*TASK OBJECTIVE*: Reproduce each line of the material exactly, minus any picture.

*DATA EXTRACT*:

------------------------------------------------

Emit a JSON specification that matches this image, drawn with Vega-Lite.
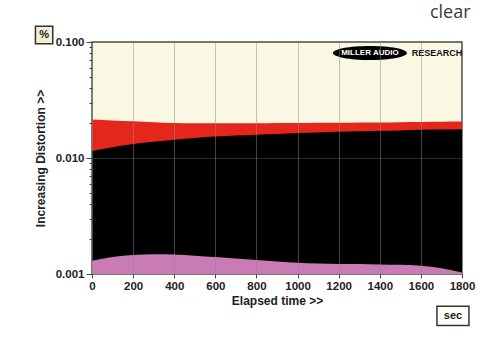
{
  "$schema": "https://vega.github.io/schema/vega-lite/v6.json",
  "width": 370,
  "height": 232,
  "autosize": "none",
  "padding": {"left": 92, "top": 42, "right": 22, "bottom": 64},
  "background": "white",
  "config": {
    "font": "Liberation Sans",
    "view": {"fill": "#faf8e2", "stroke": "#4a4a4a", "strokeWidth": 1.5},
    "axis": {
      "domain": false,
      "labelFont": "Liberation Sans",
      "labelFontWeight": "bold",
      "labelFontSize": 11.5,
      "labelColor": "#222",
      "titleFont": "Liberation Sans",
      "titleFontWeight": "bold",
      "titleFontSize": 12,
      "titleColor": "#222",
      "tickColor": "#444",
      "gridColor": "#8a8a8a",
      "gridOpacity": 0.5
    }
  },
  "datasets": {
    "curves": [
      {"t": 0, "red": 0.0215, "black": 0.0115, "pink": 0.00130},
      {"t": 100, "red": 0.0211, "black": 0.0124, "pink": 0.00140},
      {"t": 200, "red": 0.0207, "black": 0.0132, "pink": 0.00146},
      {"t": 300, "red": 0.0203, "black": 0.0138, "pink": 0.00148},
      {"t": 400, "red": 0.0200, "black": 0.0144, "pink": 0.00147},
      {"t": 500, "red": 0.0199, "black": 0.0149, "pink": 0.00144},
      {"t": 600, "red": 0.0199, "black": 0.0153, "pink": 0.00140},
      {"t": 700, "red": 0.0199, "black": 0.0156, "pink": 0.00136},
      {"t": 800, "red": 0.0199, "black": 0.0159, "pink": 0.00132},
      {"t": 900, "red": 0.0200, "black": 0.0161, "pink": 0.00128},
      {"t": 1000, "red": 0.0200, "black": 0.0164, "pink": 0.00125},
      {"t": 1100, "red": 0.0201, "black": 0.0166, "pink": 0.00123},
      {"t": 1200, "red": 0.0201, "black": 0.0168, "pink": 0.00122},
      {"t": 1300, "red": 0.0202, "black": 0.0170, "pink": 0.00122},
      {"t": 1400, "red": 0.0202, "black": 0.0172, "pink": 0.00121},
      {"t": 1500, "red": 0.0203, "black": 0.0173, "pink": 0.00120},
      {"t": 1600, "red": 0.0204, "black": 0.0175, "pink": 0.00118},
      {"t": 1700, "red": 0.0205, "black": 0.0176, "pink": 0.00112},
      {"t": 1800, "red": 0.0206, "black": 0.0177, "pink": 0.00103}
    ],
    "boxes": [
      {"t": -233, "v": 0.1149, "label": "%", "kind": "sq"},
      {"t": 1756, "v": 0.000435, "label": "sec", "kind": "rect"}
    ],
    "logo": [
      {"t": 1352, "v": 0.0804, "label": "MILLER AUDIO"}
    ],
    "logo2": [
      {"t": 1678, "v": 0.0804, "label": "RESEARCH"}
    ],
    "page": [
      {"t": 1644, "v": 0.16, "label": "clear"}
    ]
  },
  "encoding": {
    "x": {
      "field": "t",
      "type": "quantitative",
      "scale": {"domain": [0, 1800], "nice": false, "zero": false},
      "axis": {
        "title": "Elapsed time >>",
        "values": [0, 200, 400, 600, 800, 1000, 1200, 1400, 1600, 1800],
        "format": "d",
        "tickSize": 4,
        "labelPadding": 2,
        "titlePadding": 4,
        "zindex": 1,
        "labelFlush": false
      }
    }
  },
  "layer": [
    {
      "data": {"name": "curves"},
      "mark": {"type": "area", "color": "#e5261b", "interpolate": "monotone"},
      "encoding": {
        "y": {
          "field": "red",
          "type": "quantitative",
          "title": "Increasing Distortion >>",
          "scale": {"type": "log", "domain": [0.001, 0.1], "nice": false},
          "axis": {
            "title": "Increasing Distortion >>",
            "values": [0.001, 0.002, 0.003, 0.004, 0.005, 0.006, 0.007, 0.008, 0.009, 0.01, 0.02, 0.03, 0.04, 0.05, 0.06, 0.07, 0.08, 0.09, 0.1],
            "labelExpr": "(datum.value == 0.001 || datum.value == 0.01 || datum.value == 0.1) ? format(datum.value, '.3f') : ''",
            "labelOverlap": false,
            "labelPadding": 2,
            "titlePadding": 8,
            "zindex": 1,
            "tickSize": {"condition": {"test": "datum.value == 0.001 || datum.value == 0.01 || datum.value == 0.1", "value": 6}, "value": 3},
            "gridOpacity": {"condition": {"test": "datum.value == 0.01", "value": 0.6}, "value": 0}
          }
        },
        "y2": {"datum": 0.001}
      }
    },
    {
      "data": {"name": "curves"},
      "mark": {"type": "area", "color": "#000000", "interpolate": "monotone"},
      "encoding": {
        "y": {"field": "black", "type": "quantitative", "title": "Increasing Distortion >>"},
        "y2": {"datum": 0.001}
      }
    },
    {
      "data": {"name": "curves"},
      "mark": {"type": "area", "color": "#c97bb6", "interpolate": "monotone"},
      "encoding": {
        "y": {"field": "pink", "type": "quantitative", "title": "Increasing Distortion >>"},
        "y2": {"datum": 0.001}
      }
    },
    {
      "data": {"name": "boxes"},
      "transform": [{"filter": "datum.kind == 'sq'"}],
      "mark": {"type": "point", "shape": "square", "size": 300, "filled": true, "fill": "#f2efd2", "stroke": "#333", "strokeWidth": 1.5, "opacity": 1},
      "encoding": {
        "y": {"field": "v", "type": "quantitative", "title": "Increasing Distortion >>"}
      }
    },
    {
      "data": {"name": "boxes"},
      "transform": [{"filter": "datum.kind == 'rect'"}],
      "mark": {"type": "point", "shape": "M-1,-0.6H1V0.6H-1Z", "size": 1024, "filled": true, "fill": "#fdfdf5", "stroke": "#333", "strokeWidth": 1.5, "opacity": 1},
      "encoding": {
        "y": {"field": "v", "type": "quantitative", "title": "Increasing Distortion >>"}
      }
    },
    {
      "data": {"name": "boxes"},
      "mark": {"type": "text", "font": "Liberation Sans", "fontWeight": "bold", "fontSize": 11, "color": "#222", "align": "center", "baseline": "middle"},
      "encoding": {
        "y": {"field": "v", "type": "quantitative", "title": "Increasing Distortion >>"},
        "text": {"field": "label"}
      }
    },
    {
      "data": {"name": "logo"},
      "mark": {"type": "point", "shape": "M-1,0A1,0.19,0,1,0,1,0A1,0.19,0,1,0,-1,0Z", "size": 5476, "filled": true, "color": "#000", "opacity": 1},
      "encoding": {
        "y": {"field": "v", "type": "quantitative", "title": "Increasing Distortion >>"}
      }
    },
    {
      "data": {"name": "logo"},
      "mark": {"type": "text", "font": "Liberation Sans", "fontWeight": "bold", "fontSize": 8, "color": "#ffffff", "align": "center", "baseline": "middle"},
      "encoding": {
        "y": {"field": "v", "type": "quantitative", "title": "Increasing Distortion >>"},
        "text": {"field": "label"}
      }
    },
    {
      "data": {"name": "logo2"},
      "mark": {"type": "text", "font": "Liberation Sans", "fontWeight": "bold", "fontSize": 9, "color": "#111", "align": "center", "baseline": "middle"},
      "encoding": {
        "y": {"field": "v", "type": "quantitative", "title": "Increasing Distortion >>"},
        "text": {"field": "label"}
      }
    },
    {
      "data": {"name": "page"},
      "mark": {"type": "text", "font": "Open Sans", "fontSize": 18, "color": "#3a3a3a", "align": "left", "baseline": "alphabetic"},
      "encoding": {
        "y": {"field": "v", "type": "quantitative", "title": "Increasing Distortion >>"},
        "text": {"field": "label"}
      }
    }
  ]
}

------------------------------------------------

*ANSWER TO THIS TASK*:
Emit a JSON specification that matches this image, drawn with Vega-Lite.
{
  "$schema": "https://vega.github.io/schema/vega-lite/v6.json",
  "width": 370,
  "height": 232,
  "autosize": "none",
  "padding": {"left": 92, "top": 42, "right": 22, "bottom": 64},
  "background": "white",
  "config": {
    "font": "Liberation Sans",
    "view": {"fill": "#faf8e2", "stroke": "#4a4a4a", "strokeWidth": 1.5},
    "axis": {
      "domain": false,
      "labelFont": "Liberation Sans",
      "labelFontWeight": "bold",
      "labelFontSize": 11.5,
      "labelColor": "#222",
      "titleFont": "Liberation Sans",
      "titleFontWeight": "bold",
      "titleFontSize": 12,
      "titleColor": "#222",
      "tickColor": "#444",
      "gridColor": "#8a8a8a",
      "gridOpacity": 0.5
    }
  },
  "datasets": {
    "curves": [
      {"t": 0, "red": 0.0215, "black": 0.0115, "pink": 0.00130},
      {"t": 100, "red": 0.0211, "black": 0.0124, "pink": 0.00140},
      {"t": 200, "red": 0.0207, "black": 0.0132, "pink": 0.00146},
      {"t": 300, "red": 0.0203, "black": 0.0138, "pink": 0.00148},
      {"t": 400, "red": 0.0200, "black": 0.0144, "pink": 0.00147},
      {"t": 500, "red": 0.0199, "black": 0.0149, "pink": 0.00144},
      {"t": 600, "red": 0.0199, "black": 0.0153, "pink": 0.00140},
      {"t": 700, "red": 0.0199, "black": 0.0156, "pink": 0.00136},
      {"t": 800, "red": 0.0199, "black": 0.0159, "pink": 0.00132},
      {"t": 900, "red": 0.0200, "black": 0.0161, "pink": 0.00128},
      {"t": 1000, "red": 0.0200, "black": 0.0164, "pink": 0.00125},
      {"t": 1100, "red": 0.0201, "black": 0.0166, "pink": 0.00123},
      {"t": 1200, "red": 0.0201, "black": 0.0168, "pink": 0.00122},
      {"t": 1300, "red": 0.0202, "black": 0.0170, "pink": 0.00122},
      {"t": 1400, "red": 0.0202, "black": 0.0172, "pink": 0.00121},
      {"t": 1500, "red": 0.0203, "black": 0.0173, "pink": 0.00120},
      {"t": 1600, "red": 0.0204, "black": 0.0175, "pink": 0.00118},
      {"t": 1700, "red": 0.0205, "black": 0.0176, "pink": 0.00112},
      {"t": 1800, "red": 0.0206, "black": 0.0177, "pink": 0.00103}
    ],
    "boxes": [
      {"t": -233, "v": 0.1149, "label": "%", "kind": "sq"},
      {"t": 1756, "v": 0.000435, "label": "sec", "kind": "rect"}
    ],
    "logo": [
      {"t": 1352, "v": 0.0804, "label": "MILLER AUDIO"}
    ],
    "logo2": [
      {"t": 1678, "v": 0.0804, "label": "RESEARCH"}
    ],
    "page": [
      {"t": 1644, "v": 0.16, "label": "clear"}
    ]
  },
  "encoding": {
    "x": {
      "field": "t",
      "type": "quantitative",
      "scale": {"domain": [0, 1800], "nice": false, "zero": false},
      "axis": {
        "title": "Elapsed time >>",
        "values": [0, 200, 400, 600, 800, 1000, 1200, 1400, 1600, 1800],
        "format": "d",
        "tickSize": 4,
        "labelPadding": 2,
        "titlePadding": 4,
        "zindex": 1,
        "labelFlush": false
      }
    }
  },
  "layer": [
    {
      "data": {"name": "curves"},
      "mark": {"type": "area", "color": "#e5261b", "interpolate": "monotone"},
      "encoding": {
        "y": {
          "field": "red",
          "type": "quantitative",
          "title": "Increasing Distortion >>",
          "scale": {"type": "log", "domain": [0.001, 0.1], "nice": false},
          "axis": {
            "title": "Increasing Distortion >>",
            "values": [0.001, 0.002, 0.003, 0.004, 0.005, 0.006, 0.007, 0.008, 0.009, 0.01, 0.02, 0.03, 0.04, 0.05, 0.06, 0.07, 0.08, 0.09, 0.1],
            "labelExpr": "(datum.value == 0.001 || datum.value == 0.01 || datum.value == 0.1) ? format(datum.value, '.3f') : ''",
            "labelOverlap": false,
            "labelPadding": 2,
            "titlePadding": 8,
            "zindex": 1,
            "tickSize": {"condition": {"test": "datum.value == 0.001 || datum.value == 0.01 || datum.value == 0.1", "value": 6}, "value": 3},
            "gridOpacity": {"condition": {"test": "datum.value == 0.01", "value": 0.6}, "value": 0}
          }
        },
        "y2": {"datum": 0.001}
      }
    },
    {
      "data": {"name": "curves"},
      "mark": {"type": "area", "color": "#000000", "interpolate": "monotone"},
      "encoding": {
        "y": {"field": "black", "type": "quantitative", "title": "Increasing Distortion >>"},
        "y2": {"datum": 0.001}
      }
    },
    {
      "data": {"name": "curves"},
      "mark": {"type": "area", "color": "#c97bb6", "interpolate": "monotone"},
      "encoding": {
        "y": {"field": "pink", "type": "quantitative", "title": "Increasing Distortion >>"},
        "y2": {"datum": 0.001}
      }
    },
    {
      "data": {"name": "boxes"},
      "transform": [{"filter": "datum.kind == 'sq'"}],
      "mark": {"type": "point", "shape": "square", "size": 300, "filled": true, "fill": "#f2efd2", "stroke": "#333", "strokeWidth": 1.5, "opacity": 1},
      "encoding": {
        "y": {"field": "v", "type": "quantitative", "title": "Increasing Distortion >>"}
      }
    },
    {
      "data": {"name": "boxes"},
      "transform": [{"filter": "datum.kind == 'rect'"}],
      "mark": {"type": "point", "shape": "M-1,-0.6H1V0.6H-1Z", "size": 1024, "filled": true, "fill": "#fdfdf5", "stroke": "#333", "strokeWidth": 1.5, "opacity": 1},
      "encoding": {
        "y": {"field": "v", "type": "quantitative", "title": "Increasing Distortion >>"}
      }
    },
    {
      "data": {"name": "boxes"},
      "mark": {"type": "text", "font": "Liberation Sans", "fontWeight": "bold", "fontSize": 11, "color": "#222", "align": "center", "baseline": "middle"},
      "encoding": {
        "y": {"field": "v", "type": "quantitative", "title": "Increasing Distortion >>"},
        "text": {"field": "label"}
      }
    },
    {
      "data": {"name": "logo"},
      "mark": {"type": "point", "shape": "M-1,0A1,0.19,0,1,0,1,0A1,0.19,0,1,0,-1,0Z", "size": 5476, "filled": true, "color": "#000", "opacity": 1},
      "encoding": {
        "y": {"field": "v", "type": "quantitative", "title": "Increasing Distortion >>"}
      }
    },
    {
      "data": {"name": "logo"},
      "mark": {"type": "text", "font": "Liberation Sans", "fontWeight": "bold", "fontSize": 8, "color": "#ffffff", "align": "center", "baseline": "middle"},
      "encoding": {
        "y": {"field": "v", "type": "quantitative", "title": "Increasing Distortion >>"},
        "text": {"field": "label"}
      }
    },
    {
      "data": {"name": "logo2"},
      "mark": {"type": "text", "font": "Liberation Sans", "fontWeight": "bold", "fontSize": 9, "color": "#111", "align": "center", "baseline": "middle"},
      "encoding": {
        "y": {"field": "v", "type": "quantitative", "title": "Increasing Distortion >>"},
        "text": {"field": "label"}
      }
    },
    {
      "data": {"name": "page"},
      "mark": {"type": "text", "font": "Open Sans", "fontSize": 18, "color": "#3a3a3a", "align": "left", "baseline": "alphabetic"},
      "encoding": {
        "y": {"field": "v", "type": "quantitative", "title": "Increasing Distortion >>"},
        "text": {"field": "label"}
      }
    }
  ]
}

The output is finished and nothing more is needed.